The Controversy: A Ukrainian Helmet and a Disqualification

Milan Cortina 2026 was not without its political dimension. Ukrainian skeleton slider Vladyslav Heraskevych was disqualified from competition for refusing to comply with the IOC's athlete expression guidelines — specifically for insisting on competing with a helmet bearing images of Ukrainian athletes killed during the ongoing war. The IOC maintains rules against political expression by athletes in competition. The disqualification drew attention to the ongoing tension between the IOC's neutrality principles and the lived reality of athletes whose countries are at war. Meanwhile, Russian and Belarusian athletes competed under the designation Individual Neutral Athletes (INA), following the suspension of their respective Olympic Committees.

The Final Standings and What They Mean for 2030

Norway's 18 golds and 41 total medals set a new benchmark for dominance at a Winter Games. The United States' 12 golds represent a historical shift in American winter sport investment. Italy's 30-medal home surge shows what a host-nation preparation cycle can produce. Germany's podium sweeps in both women's and men's bobsled continued a tradition of technical precision. The Netherlands, Sweden, and Switzerland each punched well above their weight in speed skating, cross-country, and curling respectively.

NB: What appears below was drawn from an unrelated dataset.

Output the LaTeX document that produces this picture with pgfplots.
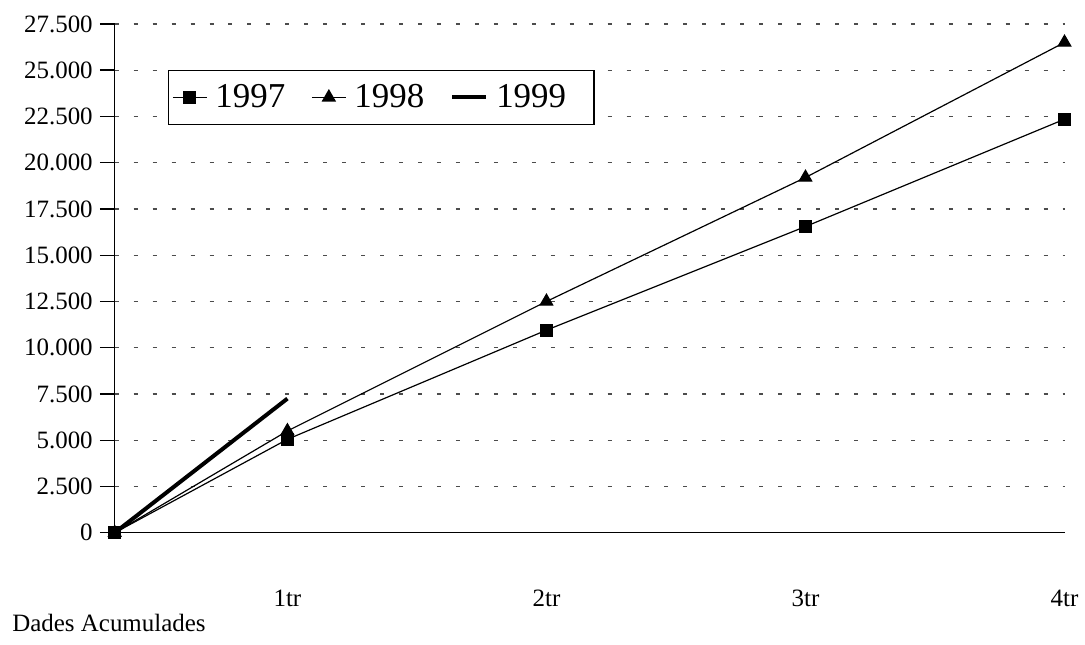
\documentclass[border=0pt]{standalone}
\usepackage{fontspec}
\setmainfont{Liberation Serif}
\usepackage{pgfplots}
\pgfplotsset{compat=1.18}
\begin{document}
\begin{tikzpicture}
\begin{axis}[
	scale only axis,
	width=476pt,height=255pt,
	xmin=0,xmax=11,ymin=0,ymax=27500,
	axis x line=bottom,axis y line=left,
	axis line style={-,line width=0.7pt},
	xtick={2,5,8,11},xticklabels={1tr,2tr,3tr,4tr},
	major x tick style={draw=none},
	xticklabel style={anchor=center,yshift=-25.5pt},
	ytick={0,2500,...,27500},
	scaled y ticks=false,
	tick align=outside,major tick length=7.5pt,
	major y tick style={line width=0.7pt,black},
	yticklabel style={anchor=east},
	ymajorgrids,
	major grid style={black!70,dash pattern=on 2pt off 7.5pt,line width=0.6pt},
	/pgf/number format/.cd,fixed,precision=0,1000 sep={.},assume math mode=true,
	/pgfplots/.cd,
	ticklabel style={font=\fontsize{12.5}{14}\selectfont},
	clip=false,
	legend columns=3,
	legend style={at={(axis description cs:0.0557,0.91)},anchor=north west,
		draw=black,line width=0.6pt,font=\fontsize{17.5}{20}\selectfont,
		inner xsep=2pt,inner ysep=5pt,
		/tikz/every odd column/.append style={column sep=2pt},
		/tikz/every even column/.append style={column sep=11pt}},
]
\addplot[black,line width=0.6pt,mark=square*,mark size=3pt] coordinates {
	(0,0) (2,5050) (5,10950) (8,16550) (11,22350)};
\addlegendentry{1997}
\addplot[black,line width=0.6pt,mark=triangle*,mark size=3.6pt] coordinates {
	(0,0) (2,5500) (5,12500) (8,19200) (11,26500)};
\addlegendentry{1998}
\addplot[black,line width=2pt,mark=none] coordinates {
	(0,0) (2,7250)};
\addlegendentry{1999\rule{10pt}{0pt}}
\end{axis}
\node[anchor=west,inner sep=0pt,font=\fontsize{12.5}{14}\selectfont] at (-51.5pt,-45pt) {Dades Acumulades};
\useasboundingbox (-57.5pt,-56pt) rectangle (485pt,267pt);
\end{tikzpicture}
\end{document}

Brazil's first Winter medal, Georgia's first-ever Winter medal, and the widening participation across 92 nations tell the story underneath the medal table: the geography of winter sport is expanding.

The Paralympic Winter Games follow from March 6 to 15, 2026. The Olympic flag now belongs to France, which will host the 2030 Winter Games in the French Alps — the country's second Winter hosting, following Grenoble 1968 and Albertville 1992. From San Siro to Verona Arena, from Cortina's sliding tracks to Milan's ice arenas, the XXV Winter Olympic Games produced moments that will be replayed for decades. Klæbo's six-gold sweep. Hughes' overtime winner. Braathen's South American first. Gu's defended title. Italy's home triumph. They were all there, compressed into sixteen days of Italian February.